SHORT EXERCISE:
Output the lines exactly, from the one where "Recreate this image as a web" appears through the one where "0.291, 0.315, 0.313];" appears. Images are left out.

Code that draws figures
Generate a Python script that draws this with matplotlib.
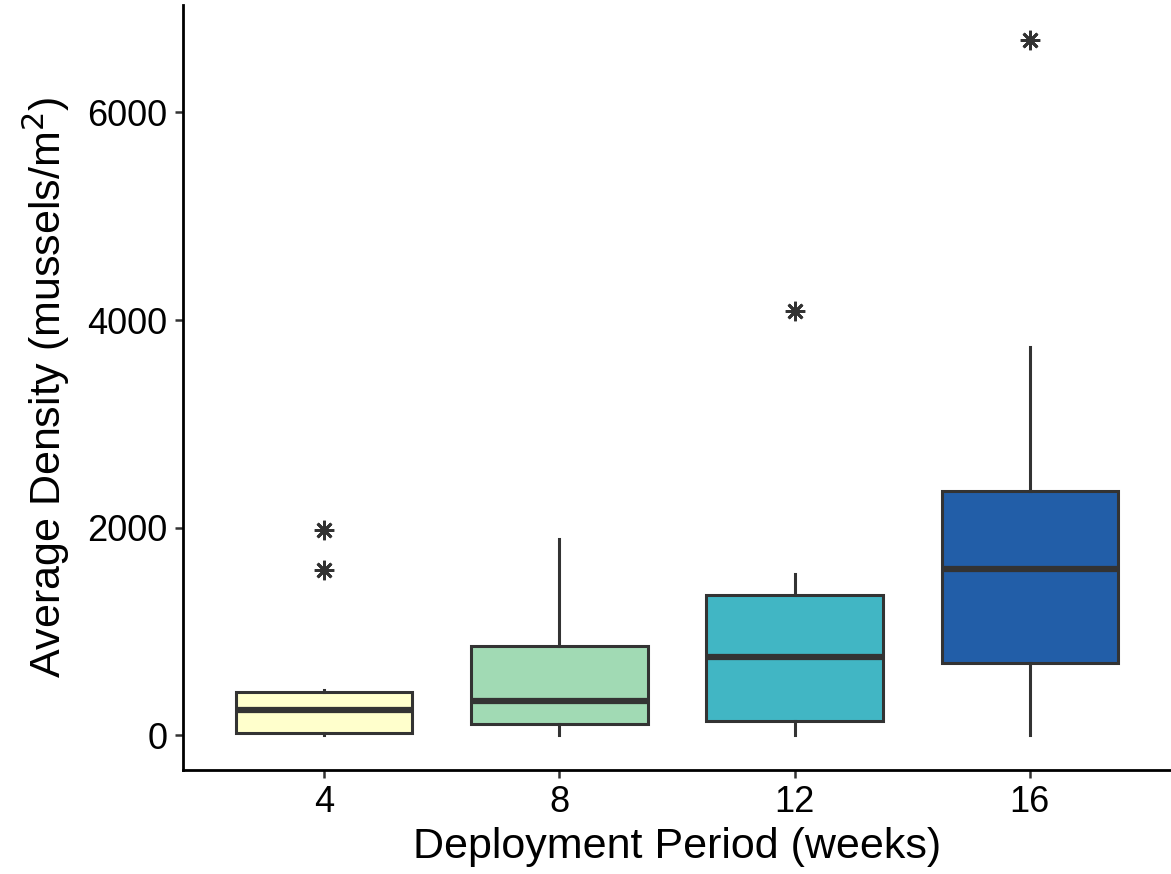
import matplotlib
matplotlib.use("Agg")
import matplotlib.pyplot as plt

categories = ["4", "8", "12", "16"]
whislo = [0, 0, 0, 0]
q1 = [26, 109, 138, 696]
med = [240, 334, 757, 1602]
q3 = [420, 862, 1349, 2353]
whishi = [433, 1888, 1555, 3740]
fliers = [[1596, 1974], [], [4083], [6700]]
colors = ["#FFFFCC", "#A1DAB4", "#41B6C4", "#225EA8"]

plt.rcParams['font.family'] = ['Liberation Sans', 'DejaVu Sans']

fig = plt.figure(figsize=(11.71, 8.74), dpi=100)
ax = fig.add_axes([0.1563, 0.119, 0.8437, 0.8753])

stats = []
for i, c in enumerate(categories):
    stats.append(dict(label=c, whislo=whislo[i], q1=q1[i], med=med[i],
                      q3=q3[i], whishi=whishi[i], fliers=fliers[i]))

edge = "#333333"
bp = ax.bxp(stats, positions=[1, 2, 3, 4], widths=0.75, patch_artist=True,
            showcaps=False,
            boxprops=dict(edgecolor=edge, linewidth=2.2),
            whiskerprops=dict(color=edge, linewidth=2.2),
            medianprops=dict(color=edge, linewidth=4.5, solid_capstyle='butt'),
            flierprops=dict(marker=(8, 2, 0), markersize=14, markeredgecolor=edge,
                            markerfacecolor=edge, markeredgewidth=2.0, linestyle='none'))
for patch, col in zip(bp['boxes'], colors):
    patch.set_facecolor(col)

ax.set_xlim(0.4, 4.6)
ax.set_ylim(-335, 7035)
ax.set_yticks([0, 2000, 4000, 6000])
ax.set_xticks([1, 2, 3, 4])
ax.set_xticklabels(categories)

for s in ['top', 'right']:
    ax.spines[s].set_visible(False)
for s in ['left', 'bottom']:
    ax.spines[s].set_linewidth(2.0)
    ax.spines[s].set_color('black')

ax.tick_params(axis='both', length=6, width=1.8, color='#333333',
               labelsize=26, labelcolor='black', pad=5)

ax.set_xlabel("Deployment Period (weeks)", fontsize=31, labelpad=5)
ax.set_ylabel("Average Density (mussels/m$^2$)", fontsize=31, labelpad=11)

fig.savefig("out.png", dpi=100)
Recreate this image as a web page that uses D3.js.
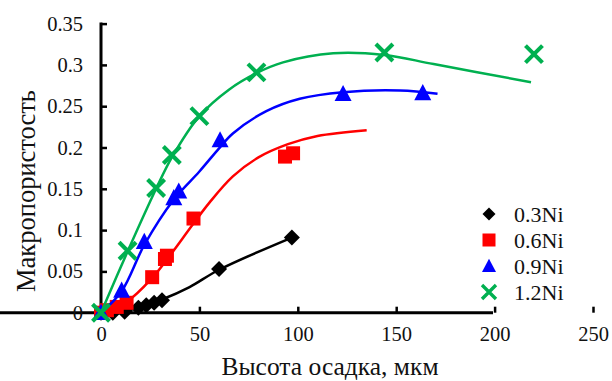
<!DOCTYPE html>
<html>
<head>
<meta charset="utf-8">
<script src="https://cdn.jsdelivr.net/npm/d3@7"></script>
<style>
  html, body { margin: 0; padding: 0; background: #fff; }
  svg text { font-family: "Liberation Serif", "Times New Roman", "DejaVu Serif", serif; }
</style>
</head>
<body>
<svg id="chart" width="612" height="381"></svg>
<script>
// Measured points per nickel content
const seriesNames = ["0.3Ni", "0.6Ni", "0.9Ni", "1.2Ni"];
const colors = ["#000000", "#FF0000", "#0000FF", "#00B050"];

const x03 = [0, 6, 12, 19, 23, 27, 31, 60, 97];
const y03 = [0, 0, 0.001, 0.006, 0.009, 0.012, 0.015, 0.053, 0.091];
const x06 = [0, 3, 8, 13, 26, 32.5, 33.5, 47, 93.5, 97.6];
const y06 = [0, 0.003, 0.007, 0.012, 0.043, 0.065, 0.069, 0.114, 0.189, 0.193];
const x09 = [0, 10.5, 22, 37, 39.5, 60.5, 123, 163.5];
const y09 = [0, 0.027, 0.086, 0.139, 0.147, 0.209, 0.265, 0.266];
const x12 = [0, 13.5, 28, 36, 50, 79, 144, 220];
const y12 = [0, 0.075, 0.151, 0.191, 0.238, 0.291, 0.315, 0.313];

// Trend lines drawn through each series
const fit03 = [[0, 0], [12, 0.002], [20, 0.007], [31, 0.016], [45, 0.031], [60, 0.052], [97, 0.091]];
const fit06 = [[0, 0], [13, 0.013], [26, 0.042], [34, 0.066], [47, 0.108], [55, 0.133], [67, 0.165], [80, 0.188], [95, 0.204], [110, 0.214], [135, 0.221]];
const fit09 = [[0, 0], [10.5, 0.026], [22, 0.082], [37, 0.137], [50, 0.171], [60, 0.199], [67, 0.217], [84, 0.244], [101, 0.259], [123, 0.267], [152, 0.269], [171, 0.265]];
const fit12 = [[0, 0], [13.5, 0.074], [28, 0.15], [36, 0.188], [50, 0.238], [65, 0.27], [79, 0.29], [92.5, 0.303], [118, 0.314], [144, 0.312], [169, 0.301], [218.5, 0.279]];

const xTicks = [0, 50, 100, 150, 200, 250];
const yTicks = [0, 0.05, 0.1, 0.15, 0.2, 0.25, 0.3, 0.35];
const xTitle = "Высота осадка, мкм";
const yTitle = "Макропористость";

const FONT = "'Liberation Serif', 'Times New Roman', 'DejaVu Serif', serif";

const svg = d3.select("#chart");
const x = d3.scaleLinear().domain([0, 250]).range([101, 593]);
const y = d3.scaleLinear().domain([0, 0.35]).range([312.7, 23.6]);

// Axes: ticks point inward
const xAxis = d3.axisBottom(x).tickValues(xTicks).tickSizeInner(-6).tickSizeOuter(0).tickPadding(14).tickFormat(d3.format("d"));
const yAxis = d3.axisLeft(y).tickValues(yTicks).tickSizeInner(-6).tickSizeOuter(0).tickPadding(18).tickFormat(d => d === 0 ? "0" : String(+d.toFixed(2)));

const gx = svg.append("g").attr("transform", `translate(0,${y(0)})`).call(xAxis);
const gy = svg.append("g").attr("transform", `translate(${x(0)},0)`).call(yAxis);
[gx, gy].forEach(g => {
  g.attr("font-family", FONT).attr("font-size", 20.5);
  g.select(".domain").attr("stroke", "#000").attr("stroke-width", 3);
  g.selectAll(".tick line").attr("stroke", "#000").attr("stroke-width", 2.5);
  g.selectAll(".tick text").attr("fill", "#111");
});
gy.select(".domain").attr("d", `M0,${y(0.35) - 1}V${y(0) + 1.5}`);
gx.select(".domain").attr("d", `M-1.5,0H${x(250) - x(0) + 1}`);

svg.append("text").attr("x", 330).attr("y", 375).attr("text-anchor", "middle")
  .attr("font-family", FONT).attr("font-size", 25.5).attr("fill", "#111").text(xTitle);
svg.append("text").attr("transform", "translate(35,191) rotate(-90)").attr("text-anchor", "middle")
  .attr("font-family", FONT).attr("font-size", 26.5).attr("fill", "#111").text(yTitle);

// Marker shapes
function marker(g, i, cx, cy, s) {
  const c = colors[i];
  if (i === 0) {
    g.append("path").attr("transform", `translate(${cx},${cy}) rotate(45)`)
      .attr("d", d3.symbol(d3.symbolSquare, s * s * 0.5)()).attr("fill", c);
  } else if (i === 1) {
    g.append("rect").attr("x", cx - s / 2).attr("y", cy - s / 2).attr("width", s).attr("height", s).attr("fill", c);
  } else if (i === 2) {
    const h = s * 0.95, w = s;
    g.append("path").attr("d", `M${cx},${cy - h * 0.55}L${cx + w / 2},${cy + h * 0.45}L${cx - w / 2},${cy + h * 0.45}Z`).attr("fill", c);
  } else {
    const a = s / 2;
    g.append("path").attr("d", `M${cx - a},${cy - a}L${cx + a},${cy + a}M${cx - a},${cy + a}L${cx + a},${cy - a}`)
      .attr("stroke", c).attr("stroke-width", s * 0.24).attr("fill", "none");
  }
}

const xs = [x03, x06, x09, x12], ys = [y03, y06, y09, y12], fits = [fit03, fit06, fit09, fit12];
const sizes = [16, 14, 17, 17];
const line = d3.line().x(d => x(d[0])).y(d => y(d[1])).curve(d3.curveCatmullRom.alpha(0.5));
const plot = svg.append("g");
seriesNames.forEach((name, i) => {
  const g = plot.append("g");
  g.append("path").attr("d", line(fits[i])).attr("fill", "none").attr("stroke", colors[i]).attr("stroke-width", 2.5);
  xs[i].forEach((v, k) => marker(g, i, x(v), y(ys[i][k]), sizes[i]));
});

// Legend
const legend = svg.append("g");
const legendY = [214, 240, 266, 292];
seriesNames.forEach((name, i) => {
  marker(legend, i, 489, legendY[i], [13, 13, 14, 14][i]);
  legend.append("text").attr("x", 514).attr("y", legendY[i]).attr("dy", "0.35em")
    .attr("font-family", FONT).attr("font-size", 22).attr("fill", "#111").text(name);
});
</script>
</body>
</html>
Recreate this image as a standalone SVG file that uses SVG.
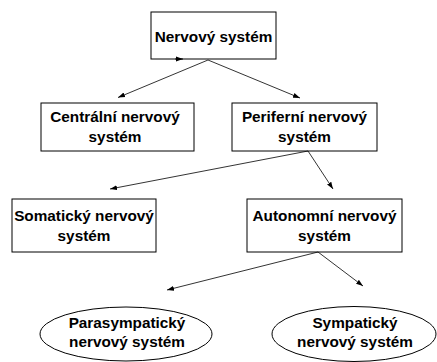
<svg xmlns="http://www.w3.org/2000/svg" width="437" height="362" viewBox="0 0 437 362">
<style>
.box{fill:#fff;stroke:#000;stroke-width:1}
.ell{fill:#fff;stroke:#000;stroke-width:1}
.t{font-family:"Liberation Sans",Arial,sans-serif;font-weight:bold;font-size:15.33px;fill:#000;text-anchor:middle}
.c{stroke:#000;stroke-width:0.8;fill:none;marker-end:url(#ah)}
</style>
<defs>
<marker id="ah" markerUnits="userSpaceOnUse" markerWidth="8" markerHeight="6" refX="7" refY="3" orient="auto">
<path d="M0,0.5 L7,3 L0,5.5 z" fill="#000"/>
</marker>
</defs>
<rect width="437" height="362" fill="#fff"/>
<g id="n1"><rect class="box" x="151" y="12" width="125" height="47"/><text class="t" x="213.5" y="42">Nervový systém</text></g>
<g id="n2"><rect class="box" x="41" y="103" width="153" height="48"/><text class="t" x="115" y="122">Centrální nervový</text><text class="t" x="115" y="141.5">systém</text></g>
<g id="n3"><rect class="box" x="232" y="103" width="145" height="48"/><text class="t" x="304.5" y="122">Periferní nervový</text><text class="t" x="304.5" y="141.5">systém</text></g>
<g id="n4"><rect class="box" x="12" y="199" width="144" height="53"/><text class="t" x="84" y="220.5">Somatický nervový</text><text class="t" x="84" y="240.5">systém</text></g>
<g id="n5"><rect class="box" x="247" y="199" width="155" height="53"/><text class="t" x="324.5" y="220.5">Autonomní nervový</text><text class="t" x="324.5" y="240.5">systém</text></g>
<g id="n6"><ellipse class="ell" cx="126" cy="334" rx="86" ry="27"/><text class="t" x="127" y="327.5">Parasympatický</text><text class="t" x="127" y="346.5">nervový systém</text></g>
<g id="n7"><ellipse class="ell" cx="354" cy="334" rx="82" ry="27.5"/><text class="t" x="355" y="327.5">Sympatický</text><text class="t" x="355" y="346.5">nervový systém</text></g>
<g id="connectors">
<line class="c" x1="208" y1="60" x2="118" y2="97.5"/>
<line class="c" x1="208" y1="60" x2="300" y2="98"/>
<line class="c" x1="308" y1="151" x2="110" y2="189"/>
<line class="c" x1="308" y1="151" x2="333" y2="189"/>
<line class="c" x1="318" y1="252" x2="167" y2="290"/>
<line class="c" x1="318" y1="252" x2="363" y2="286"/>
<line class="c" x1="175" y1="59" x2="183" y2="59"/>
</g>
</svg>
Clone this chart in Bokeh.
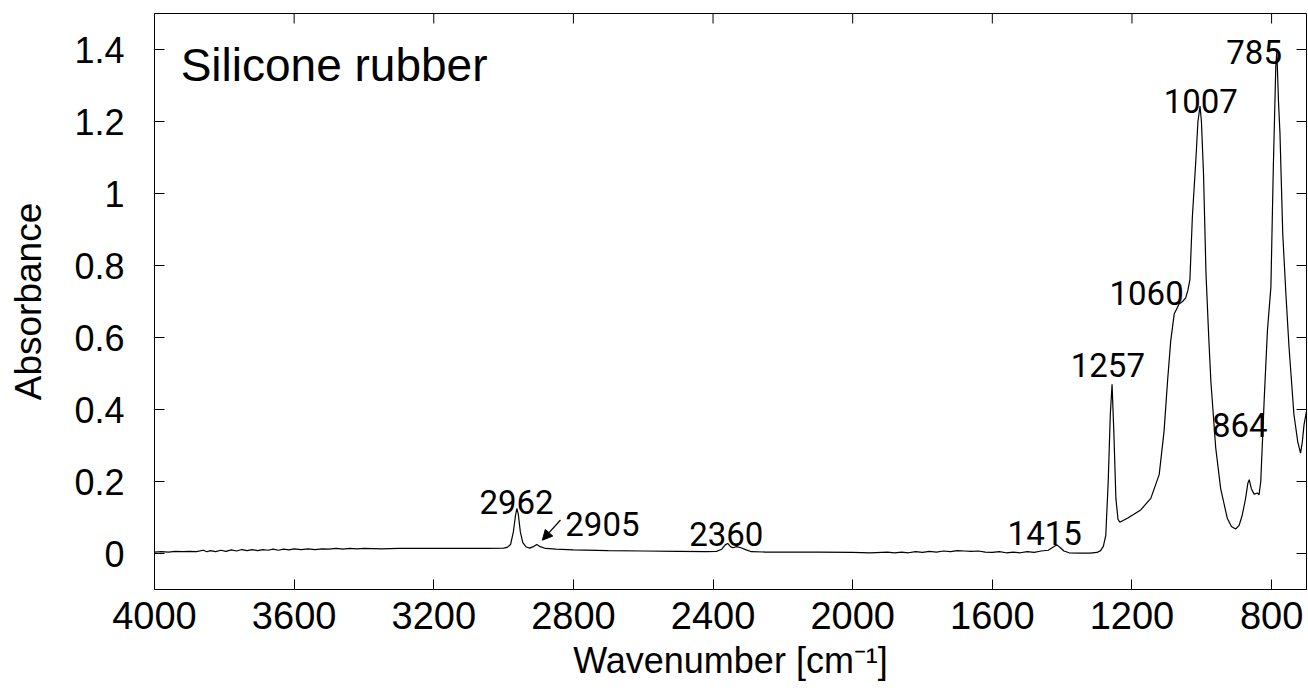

CORRECT RESULT:
Recreate this image as a web page that uses D3.js.
<!DOCTYPE html>
<html>
<head>
<meta charset="utf-8">
<script src="https://cdn.jsdelivr.net/npm/d3@7"></script>
<style>
  html, body { margin: 0; padding: 0; background: #fff; }
  svg text { font-family: "Liberation Serif", "Times New Roman", "DejaVu Serif", serif; }
</style>
</head>
<body>
<svg id="chart" width="612" height="381"></svg>
<script>
// Measured points per nickel content
const seriesNames = ["0.3Ni", "0.6Ni", "0.9Ni", "1.2Ni"];
const colors = ["#000000", "#FF0000", "#0000FF", "#00B050"];

const x03 = [0, 6, 12, 19, 23, 27, 31, 60, 97];
const y03 = [0, 0, 0.001, 0.006, 0.009, 0.012, 0.015, 0.053, 0.091];
const x06 = [0, 3, 8, 13, 26, 32.5, 33.5, 47, 93.5, 97.6];
const y06 = [0, 0.003, 0.007, 0.012, 0.043, 0.065, 0.069, 0.114, 0.189, 0.193];
const x09 = [0, 10.5, 22, 37, 39.5, 60.5, 123, 163.5];
const y09 = [0, 0.027, 0.086, 0.139, 0.147, 0.209, 0.265, 0.266];
const x12 = [0, 13.5, 28, 36, 50, 79, 144, 220];
const y12 = [0, 0.075, 0.151, 0.191, 0.238, 0.291, 0.315, 0.313];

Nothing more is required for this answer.